## GIVEN MATERIAL

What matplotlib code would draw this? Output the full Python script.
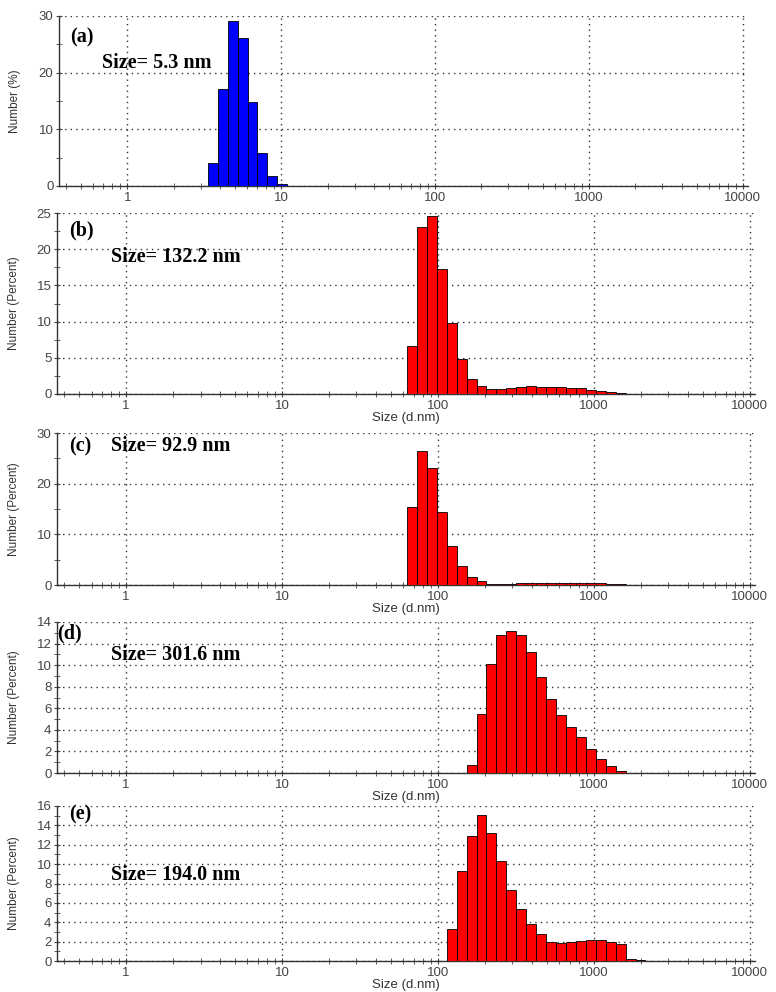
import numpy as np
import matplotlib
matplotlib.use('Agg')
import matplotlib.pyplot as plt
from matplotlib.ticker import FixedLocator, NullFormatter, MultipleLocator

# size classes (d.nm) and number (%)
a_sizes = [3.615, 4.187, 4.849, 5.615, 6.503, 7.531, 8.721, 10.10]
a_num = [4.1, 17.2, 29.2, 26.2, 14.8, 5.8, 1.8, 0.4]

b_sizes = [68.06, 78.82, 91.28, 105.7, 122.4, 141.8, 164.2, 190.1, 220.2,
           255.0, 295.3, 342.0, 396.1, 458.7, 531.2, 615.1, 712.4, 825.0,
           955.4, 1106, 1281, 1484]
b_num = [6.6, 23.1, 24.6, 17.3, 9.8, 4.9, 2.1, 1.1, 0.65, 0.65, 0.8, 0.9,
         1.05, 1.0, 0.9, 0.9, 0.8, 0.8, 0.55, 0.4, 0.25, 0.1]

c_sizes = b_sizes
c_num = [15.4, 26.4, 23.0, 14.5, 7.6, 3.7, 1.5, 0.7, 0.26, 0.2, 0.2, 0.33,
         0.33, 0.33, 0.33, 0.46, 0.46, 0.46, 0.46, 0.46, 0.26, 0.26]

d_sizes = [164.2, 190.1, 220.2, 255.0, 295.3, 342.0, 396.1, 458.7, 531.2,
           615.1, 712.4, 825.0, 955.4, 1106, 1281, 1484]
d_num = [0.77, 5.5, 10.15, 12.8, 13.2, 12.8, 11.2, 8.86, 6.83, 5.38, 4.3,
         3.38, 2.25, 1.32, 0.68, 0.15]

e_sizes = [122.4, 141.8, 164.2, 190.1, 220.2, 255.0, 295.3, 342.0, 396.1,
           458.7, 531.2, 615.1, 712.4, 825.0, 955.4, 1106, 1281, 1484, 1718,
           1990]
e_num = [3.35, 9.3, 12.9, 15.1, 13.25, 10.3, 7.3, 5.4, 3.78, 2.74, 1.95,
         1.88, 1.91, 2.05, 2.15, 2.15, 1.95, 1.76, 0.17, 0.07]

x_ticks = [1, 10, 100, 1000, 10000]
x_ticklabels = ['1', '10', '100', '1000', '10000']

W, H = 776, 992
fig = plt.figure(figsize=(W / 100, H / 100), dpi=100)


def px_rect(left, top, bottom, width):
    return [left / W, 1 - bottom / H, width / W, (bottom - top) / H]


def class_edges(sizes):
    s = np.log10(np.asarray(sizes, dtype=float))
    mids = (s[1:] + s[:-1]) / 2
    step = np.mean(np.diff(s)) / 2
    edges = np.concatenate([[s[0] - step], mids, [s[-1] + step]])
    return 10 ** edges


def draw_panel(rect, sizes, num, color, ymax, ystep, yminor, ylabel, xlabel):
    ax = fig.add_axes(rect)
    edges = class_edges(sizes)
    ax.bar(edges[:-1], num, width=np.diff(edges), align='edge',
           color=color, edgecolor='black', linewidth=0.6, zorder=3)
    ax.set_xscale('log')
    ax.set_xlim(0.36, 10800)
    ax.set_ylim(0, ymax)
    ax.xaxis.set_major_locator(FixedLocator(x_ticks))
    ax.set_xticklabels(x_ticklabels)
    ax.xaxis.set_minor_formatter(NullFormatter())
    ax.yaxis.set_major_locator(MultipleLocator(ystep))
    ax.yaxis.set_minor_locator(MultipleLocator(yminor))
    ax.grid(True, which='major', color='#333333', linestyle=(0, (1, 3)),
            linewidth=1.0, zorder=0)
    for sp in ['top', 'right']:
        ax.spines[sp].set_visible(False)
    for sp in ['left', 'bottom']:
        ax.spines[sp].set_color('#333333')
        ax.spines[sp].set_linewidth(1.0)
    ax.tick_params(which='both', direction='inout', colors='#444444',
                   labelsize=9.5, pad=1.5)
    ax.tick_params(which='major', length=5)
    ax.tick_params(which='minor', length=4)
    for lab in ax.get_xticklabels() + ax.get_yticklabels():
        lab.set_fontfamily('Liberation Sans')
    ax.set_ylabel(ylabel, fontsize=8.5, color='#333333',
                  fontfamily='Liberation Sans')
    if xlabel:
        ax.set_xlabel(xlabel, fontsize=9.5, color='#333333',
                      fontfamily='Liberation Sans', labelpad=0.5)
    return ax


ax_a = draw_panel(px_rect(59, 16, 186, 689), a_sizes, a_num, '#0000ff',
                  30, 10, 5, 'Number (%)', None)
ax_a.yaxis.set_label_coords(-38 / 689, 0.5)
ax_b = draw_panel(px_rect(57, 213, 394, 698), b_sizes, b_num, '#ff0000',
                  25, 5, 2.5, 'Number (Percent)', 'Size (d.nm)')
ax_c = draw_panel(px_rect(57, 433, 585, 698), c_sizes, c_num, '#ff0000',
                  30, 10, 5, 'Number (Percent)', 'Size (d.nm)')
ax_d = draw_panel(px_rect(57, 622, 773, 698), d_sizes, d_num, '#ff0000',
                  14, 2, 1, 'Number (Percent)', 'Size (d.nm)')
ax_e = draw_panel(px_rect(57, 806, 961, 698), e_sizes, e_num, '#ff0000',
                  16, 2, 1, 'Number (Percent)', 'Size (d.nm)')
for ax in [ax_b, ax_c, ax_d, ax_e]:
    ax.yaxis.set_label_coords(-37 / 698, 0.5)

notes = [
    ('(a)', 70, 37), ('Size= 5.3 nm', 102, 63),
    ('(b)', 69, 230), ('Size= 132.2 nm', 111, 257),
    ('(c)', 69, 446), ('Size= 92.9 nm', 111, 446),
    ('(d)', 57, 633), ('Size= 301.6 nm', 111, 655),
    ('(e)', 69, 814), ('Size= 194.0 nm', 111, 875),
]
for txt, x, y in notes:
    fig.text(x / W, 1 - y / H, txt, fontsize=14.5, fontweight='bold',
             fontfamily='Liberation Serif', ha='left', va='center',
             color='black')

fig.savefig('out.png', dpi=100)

## STATED TASK
Please quote the lines of the material, beginning with the first and ending with the one that contains "fig = plt.figure(figsize=(W", exactly as written and without any pictures.

## SOLUTION BELOW
What matplotlib code would draw this? Output the full Python script.
import numpy as np
import matplotlib
matplotlib.use('Agg')
import matplotlib.pyplot as plt
from matplotlib.ticker import FixedLocator, NullFormatter, MultipleLocator

# size classes (d.nm) and number (%)
a_sizes = [3.615, 4.187, 4.849, 5.615, 6.503, 7.531, 8.721, 10.10]
a_num = [4.1, 17.2, 29.2, 26.2, 14.8, 5.8, 1.8, 0.4]

b_sizes = [68.06, 78.82, 91.28, 105.7, 122.4, 141.8, 164.2, 190.1, 220.2,
           255.0, 295.3, 342.0, 396.1, 458.7, 531.2, 615.1, 712.4, 825.0,
           955.4, 1106, 1281, 1484]
b_num = [6.6, 23.1, 24.6, 17.3, 9.8, 4.9, 2.1, 1.1, 0.65, 0.65, 0.8, 0.9,
         1.05, 1.0, 0.9, 0.9, 0.8, 0.8, 0.55, 0.4, 0.25, 0.1]

c_sizes = b_sizes
c_num = [15.4, 26.4, 23.0, 14.5, 7.6, 3.7, 1.5, 0.7, 0.26, 0.2, 0.2, 0.33,
         0.33, 0.33, 0.33, 0.46, 0.46, 0.46, 0.46, 0.46, 0.26, 0.26]

d_sizes = [164.2, 190.1, 220.2, 255.0, 295.3, 342.0, 396.1, 458.7, 531.2,
           615.1, 712.4, 825.0, 955.4, 1106, 1281, 1484]
d_num = [0.77, 5.5, 10.15, 12.8, 13.2, 12.8, 11.2, 8.86, 6.83, 5.38, 4.3,
         3.38, 2.25, 1.32, 0.68, 0.15]

e_sizes = [122.4, 141.8, 164.2, 190.1, 220.2, 255.0, 295.3, 342.0, 396.1,
           458.7, 531.2, 615.1, 712.4, 825.0, 955.4, 1106, 1281, 1484, 1718,
           1990]
e_num = [3.35, 9.3, 12.9, 15.1, 13.25, 10.3, 7.3, 5.4, 3.78, 2.74, 1.95,
         1.88, 1.91, 2.05, 2.15, 2.15, 1.95, 1.76, 0.17, 0.07]

x_ticks = [1, 10, 100, 1000, 10000]
x_ticklabels = ['1', '10', '100', '1000', '10000']

W, H = 776, 992
fig = plt.figure(figsize=(W / 100, H / 100), dpi=100)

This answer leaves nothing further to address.